His fealty to Russian oligarchs apparently tracing back to his alleged money-laundering for them after his bankruptcies in the 1990s, Trump even trashed our intelligence agencies in front of Russian President Putin in Helsinki and, to this day, refuses to condemn the brutal Russian attack on Ukraine.
Increasing numbers of Republican members of Congress are following his pro-Putin lead and voting against aid to Ukraine: just two weeks ago 57 Republicans said "No" to Ukraine in the US House, and Senator Rand Paul, dancing to Trump's and Putin's tune, single-handedly delayed aid to that country for almost a week in the Senate.

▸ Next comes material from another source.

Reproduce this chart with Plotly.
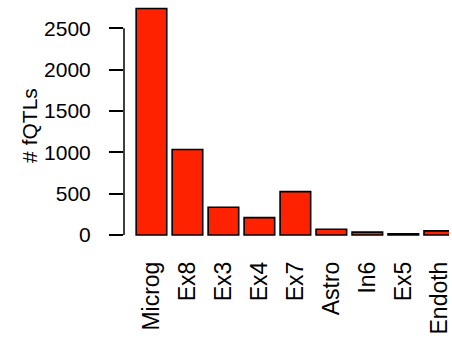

As the Canadian report notes:
"It will be a significant challenge for our national security and intelligence agencies to monitor this threat, since it emanates from the same country that is by far our greatest source of intelligence."
Canada doesn't want to end up being the next country Republicans decide isn't worth helping out or saving if it's in a crisis.
And it's not just spying and national security the Canadians are worried about. Pointing out "the implications of democratic backsliding in the United States," the report's authors note:
"Should scenarios of widespread political violence in our southern neighbour materialize, how should Canada respond? This question would have been fanciful only a few years ago, but it is very real today."
Canadians watched Trump's attempt to overthrow our government with violence on January 6th with slack-jawed amazement and no small amount of horror.